• **MATERIALS PROVIDED**:
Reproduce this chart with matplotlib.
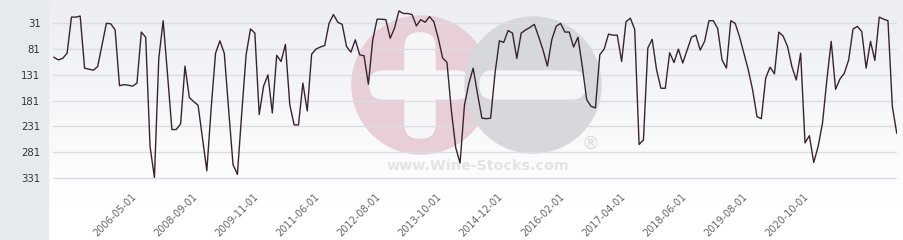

...

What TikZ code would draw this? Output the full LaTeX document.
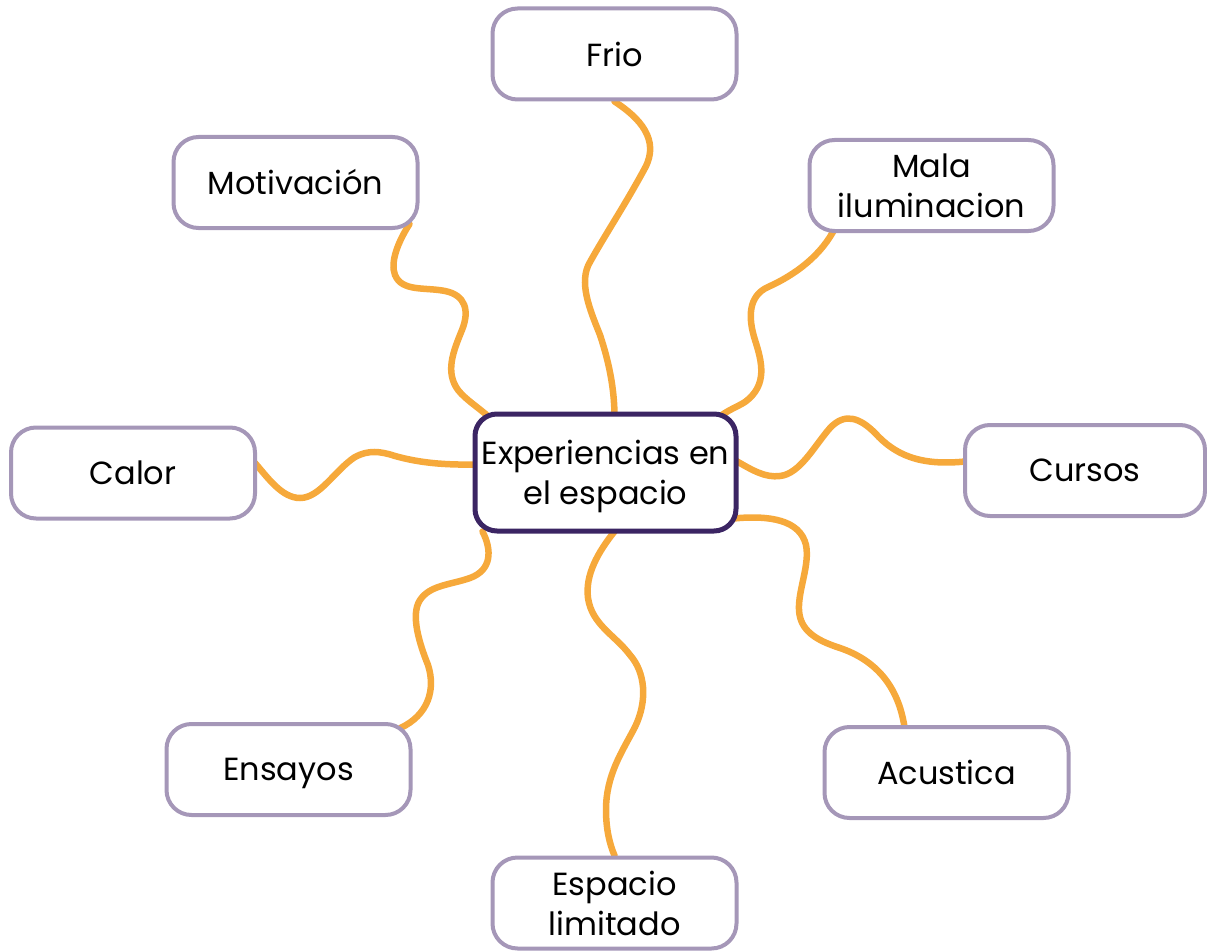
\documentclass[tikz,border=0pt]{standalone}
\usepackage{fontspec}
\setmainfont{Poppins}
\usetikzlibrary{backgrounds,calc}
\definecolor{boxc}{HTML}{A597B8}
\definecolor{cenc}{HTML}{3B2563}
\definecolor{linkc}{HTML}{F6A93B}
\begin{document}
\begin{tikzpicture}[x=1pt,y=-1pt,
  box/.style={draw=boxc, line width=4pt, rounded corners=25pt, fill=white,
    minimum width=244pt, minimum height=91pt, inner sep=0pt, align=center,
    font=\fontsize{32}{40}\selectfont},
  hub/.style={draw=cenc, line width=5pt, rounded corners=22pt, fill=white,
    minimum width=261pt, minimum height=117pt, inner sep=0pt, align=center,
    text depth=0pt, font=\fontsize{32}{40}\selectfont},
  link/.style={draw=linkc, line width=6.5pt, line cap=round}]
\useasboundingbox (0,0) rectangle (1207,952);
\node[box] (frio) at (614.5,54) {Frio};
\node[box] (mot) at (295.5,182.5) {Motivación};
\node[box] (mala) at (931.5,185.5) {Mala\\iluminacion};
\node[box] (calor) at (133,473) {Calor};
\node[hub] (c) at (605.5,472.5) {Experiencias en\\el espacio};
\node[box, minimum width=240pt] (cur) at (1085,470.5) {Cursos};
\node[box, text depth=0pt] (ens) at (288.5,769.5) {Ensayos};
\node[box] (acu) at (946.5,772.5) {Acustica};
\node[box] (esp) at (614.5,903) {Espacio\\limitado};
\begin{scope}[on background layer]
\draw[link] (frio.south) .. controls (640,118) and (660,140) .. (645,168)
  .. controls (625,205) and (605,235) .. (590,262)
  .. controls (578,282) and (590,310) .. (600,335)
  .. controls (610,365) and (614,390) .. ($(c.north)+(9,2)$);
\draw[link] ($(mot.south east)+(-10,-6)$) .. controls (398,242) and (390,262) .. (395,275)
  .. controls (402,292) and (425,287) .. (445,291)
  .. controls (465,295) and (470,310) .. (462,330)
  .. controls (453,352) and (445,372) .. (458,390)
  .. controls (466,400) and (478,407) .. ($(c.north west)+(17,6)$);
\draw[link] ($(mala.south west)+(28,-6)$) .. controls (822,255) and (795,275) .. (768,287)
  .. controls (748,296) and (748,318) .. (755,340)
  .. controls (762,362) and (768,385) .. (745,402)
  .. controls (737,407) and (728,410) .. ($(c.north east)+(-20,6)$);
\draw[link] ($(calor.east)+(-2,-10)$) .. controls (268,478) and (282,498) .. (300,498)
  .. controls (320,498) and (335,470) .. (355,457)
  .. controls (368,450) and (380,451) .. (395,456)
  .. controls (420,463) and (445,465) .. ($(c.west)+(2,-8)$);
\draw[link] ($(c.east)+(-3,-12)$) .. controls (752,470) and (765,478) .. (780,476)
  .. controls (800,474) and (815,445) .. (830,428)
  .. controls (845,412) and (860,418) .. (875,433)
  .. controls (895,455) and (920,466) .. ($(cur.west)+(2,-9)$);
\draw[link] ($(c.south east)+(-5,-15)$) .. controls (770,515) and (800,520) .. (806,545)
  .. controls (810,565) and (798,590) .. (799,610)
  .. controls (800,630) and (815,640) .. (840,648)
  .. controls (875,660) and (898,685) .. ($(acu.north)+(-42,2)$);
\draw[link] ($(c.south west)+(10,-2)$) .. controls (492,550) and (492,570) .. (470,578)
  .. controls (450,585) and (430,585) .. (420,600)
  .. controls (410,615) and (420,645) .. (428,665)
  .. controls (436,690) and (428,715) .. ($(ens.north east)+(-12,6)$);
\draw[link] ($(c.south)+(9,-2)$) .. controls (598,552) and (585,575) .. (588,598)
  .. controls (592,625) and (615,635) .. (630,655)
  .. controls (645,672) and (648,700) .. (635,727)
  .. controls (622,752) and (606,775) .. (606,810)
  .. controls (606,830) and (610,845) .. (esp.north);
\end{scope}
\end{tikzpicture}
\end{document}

• **WRITTEN REQUEST**: Find each line in the records holding the string "this" and show it.

• **EXERCISE RESULT**:
Reproduce this chart with matplotlib.
What TikZ code would draw this? Output the full LaTeX document.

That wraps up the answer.